Judd plays Agnes , a sweaty, coke-snorting woman cooped up in an Oklahoma motel room, where most of the movie is set. Agnes has a problem with her phone. It won't stop ringing. But whoever's at the other end doesn't say anything. She assumes it's her abusive jailbird ex. One drug-fueled evening, Agnes's lesbian friend R.C. (Lynn Collins ) deposits a stranger at Agnes's dingy hovel. He's a tall, wide-faced creature named Peter (Michael Shannon ).

At first, Peter doesn't say a whole lot. He's simply imposing in a way that's sweet and the littlest bit scary. This is, in part, because Peter -- especially when he holds a lamp too close to his face -- looks a lot like young Christopher Walken . It's a resemblance that promises the bizarre. And Peter doesn't disappoint, explaining his uncanny ability to make people nervous: "I pick up things unapparent."

He picks up the sound of a cricket chirping in Agnes's room, for starters. Then he picks up Agnes's willingness to hear it, too.

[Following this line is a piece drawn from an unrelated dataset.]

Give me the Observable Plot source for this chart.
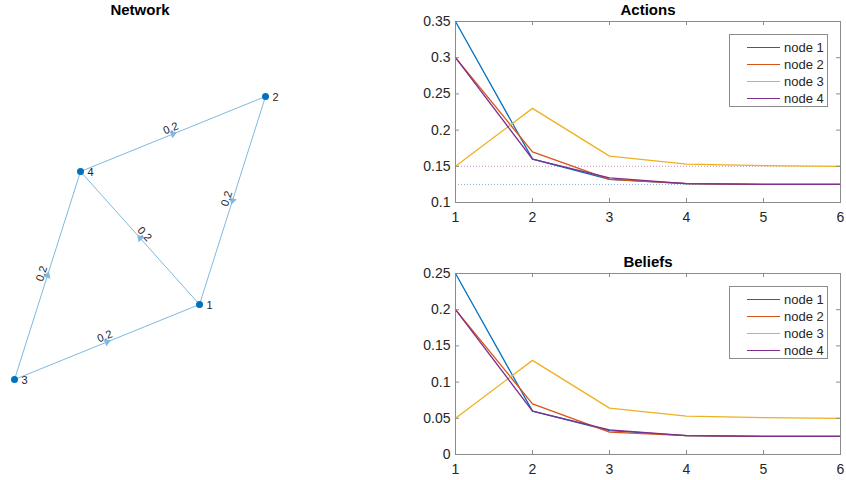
<!DOCTYPE html>
<html><head><meta charset="utf-8">
<script src="https://cdn.jsdelivr.net/npm/d3@7"></script>
<script src="https://cdn.jsdelivr.net/npm/@observablehq/plot@0.6"></script>
<style>
body{margin:0;background:#fff;font-family:"Liberation Sans",Arial,Helvetica,sans-serif;}
#root{position:relative;width:846px;height:480px;overflow:hidden;background:#fff;}
#root > svg{position:absolute;left:0;top:0;}
.legend{position:absolute;box-sizing:border-box;border:1px solid #8c8c8c;background:#fff;font-size:13px;color:#262626;padding-top:4px;}
.legend .row{height:17px;display:flex;align-items:center;}
.legend .sw{display:block;width:33px;height:1px;margin-left:17px;}
.legend .lb{margin-left:4px;line-height:1;}
</style></head><body><div id="root"></div>
<script>
// ---------- data ----------
const steps = [1, 2, 3, 4, 5, 6];
const nodeNames = ["node 1", "node 2", "node 3", "node 4"];
const nodeColors = ["#0072BD", "#D95319", "#EDB120", "#7E2F8E"];

const actionsNode1 = [0.35, 0.160, 0.132, 0.126, 0.125, 0.125];
const actionsNode2 = [0.30, 0.170, 0.132, 0.126, 0.125, 0.125];
const actionsNode3 = [0.15, 0.230, 0.164, 0.153, 0.151, 0.150];
const actionsNode4 = [0.30, 0.160, 0.134, 0.126, 0.125, 0.125];
const actionsRefs = [0.15, 0.125];
const actionsRefColors = ["#c98fb4", "#7eaee0"];
const actionsYTicks = [0.1, 0.15, 0.2, 0.25, 0.3, 0.35];

const beliefsNode1 = [0.25, 0.060, 0.033, 0.026, 0.025, 0.025];
const beliefsNode2 = [0.20, 0.070, 0.031, 0.026, 0.025, 0.025];
const beliefsNode3 = [0.05, 0.130, 0.064, 0.053, 0.051, 0.050];
const beliefsNode4 = [0.20, 0.060, 0.034, 0.026, 0.025, 0.025];
const beliefsYTicks = [0, 0.05, 0.1, 0.15, 0.2, 0.25];

// network layout (layout units)
const nodeIds = [1, 2, 3, 4];
const nodeX = [0.59, 1.25, -1.26, -0.60];
const nodeY = [-0.64, 1.44, -1.39, 0.69];
const edgeSource = [4, 2, 1, 3, 3];
const edgeTarget = [2, 1, 4, 4, 1];
const edgeWeight = [0.2, 0.2, 0.2, 0.2, 0.2];

// ---------- drawing ----------
const W = 846, H = 480;
const FONT = "'Liberation Sans', Arial, Helvetica, sans-serif";
const root = document.getElementById("root");
const frameStroke = "#8c8c8c";

function linePanel({title, series, yTicks, top, bottom, refs, refColors}) {
  const left = 455, right = 840;
  const frameH = bottom - top, frameW = right - left;
  const data = series.flatMap((vals, i) => vals.map((v, j) => ({step: steps[j], value: v, node: nodeNames[i]})));
  const refData = (refs || []).map((r, i) => ({y: r, c: refColors[i]}));
  const svg = Plot.plot({
    width: W, height: H,
    marginLeft: left, marginRight: W - right, marginTop: top, marginBottom: H - bottom,
    style: {background: "transparent", fontFamily: FONT, fontSize: "14px", color: "#262626", overflow: "visible"},
    x: {domain: [steps[0], steps[steps.length - 1]], label: null},
    y: {domain: [yTicks[0], yTicks[yTicks.length - 1]], label: null},
    color: {domain: nodeNames, range: nodeColors},
    marks: [
      Plot.ruleY(refData, {y: "y", stroke: "c", strokeWidth: 1, strokeDasharray: "1,2"}),
      Plot.line(data, {x: "step", y: "value", z: "node", stroke: "node", strokeWidth: 1.3}),
      Plot.frame({stroke: frameStroke, strokeWidth: 1}),
      Plot.tickX(steps, {x: d => d, insetTop: frameH - 4, stroke: frameStroke}),
      Plot.tickX(steps, {x: d => d, insetBottom: frameH - 4, stroke: frameStroke}),
      Plot.tickY(yTicks, {y: d => d, insetRight: frameW - 4, stroke: frameStroke}),
      Plot.tickY(yTicks, {y: d => d, insetLeft: frameW - 4, stroke: frameStroke}),
      Plot.axisX(steps, {tickSize: 0, tickPadding: 10, fontSize: 14, label: null, tickFormat: d3.format("d")}),
      Plot.axisY(yTicks, {tickSize: 0, tickPadding: 5, fontSize: 14, label: null, tickFormat: d3.format("~g")}),
      Plot.text([title], {frameAnchor: "top", lineAnchor: "middle", dy: -11, fontWeight: "bold", fontSize: 15, fill: "#000"})
    ]
  });
  root.appendChild(svg);
  // legend
  const lg = document.createElement("div");
  lg.className = "legend";
  lg.style.left = (right - 111) + "px";
  lg.style.top = (top + 13) + "px";
  lg.style.width = "99px";
  lg.style.height = "73px";
  nodeNames.forEach((n, i) => {
    const row = document.createElement("div");
    row.className = "row";
    const sw = document.createElement("span");
    sw.className = "sw";
    sw.style.background = nodeColors[i];
    const lb = document.createElement("span");
    lb.className = "lb";
    lb.textContent = n;
    row.appendChild(sw); row.appendChild(lb);
    lg.appendChild(row);
  });
  root.appendChild(lg);
}

linePanel({title: "Actions", series: [actionsNode1, actionsNode2, actionsNode3, actionsNode4],
  yTicks: actionsYTicks, top: 21, bottom: 202, refs: actionsRefs, refColors: actionsRefColors});
linePanel({title: "Beliefs", series: [beliefsNode1, beliefsNode2, beliefsNode3, beliefsNode4],
  yTicks: beliefsYTicks, top: 273, bottom: 454});

// network
const nodes = nodeIds.map((id, i) => ({id, x: nodeX[i], y: nodeY[i]}));
const byId = new Map(nodes.map(n => [n.id, n]));
const labelGap = 0.025; // perpendicular gap of edge labels (layout units)
const edges = edgeSource.map((s, i) => {
  const a = byId.get(s), b = byId.get(edgeTarget[i]);
  const dx = b.x - a.x, dy = b.y - a.y;
  let ta = Math.atan2(-dy, dx) * 180 / Math.PI;
  if (ta > 90) ta -= 180;
  if (ta < -90) ta += 180;
  const tr = ta * Math.PI / 180;
  const mx = (a.x + b.x) / 2, my = (a.y + b.y) / 2;
  return {x1: a.x, y1: a.y, x2: b.x, y2: b.y, mx, my,
    lx: mx + Math.sin(tr) * labelGap, ly: my + Math.cos(tr) * labelGap,
    arrowAngle: Math.atan2(dx, dy) * 180 / Math.PI, textAngle: ta, w: edgeWeight[i]};
});
const edgeColor = "#80b9df";
const net = Plot.plot({
  width: W, height: H,
  marginLeft: 14, marginRight: W - 265, marginTop: 96, marginBottom: H - 379,
  style: {background: "transparent", fontFamily: FONT, fontSize: "11px", color: "#262626", overflow: "visible"},
  x: {domain: d3.extent(nodeX), axis: null},
  y: {domain: d3.extent(nodeY), axis: null},
  marks: [
    Plot.link(edges, {x1: "x1", y1: "y1", x2: "x2", y2: "y2", stroke: edgeColor, strokeWidth: 1}),
    Plot.dot(edges, {x: "mx", y: "my", symbol: "triangle2", r: 3.6, rotate: "arrowAngle", fill: edgeColor}),
    Plot.text(edges, {x: "lx", y: "ly", text: d => String(d.w), rotate: "textAngle", lineAnchor: "bottom", fontSize: 11, fill: "#262626"}),
    Plot.dot(nodes, {x: "x", y: "y", r: 3.5, fill: "#0072BD"}),
    Plot.text(nodes, {x: "x", y: "y", text: d => String(d.id), dx: 7, dy: 1, textAnchor: "start", fontSize: 11, fill: "#262626"}),
    Plot.text(["Network"], {frameAnchor: "top", lineAnchor: "middle", dy: -86, fontWeight: "bold", fontSize: 15, fill: "#000"})
  ]
});
root.appendChild(net);
</script>
</body></html>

Were the chirps just her smoke alarm? It barely matters. Suffering a void in her life, she's open to hearing and seeing whatever else he might think he hears and sees. This includes the aphid he swears has bitten him after they make love. Friedkin films the sex like something out of a nature special, with nipples, legs, smalls of the back, and other areas ambiguously arched and spread. In case we've missed the connection, he's redundantly thrown in a scare-shot of an insect at the end of his steamy montage.

That bite in her bed turns into an obsessive search for more bugs, then more bites, both of which Agnes says she sees. Does she see them because they're really there? Does she see them because she's high? Does she see them because she's empathizing with the increasingly unhinged Peter, who basically moves in?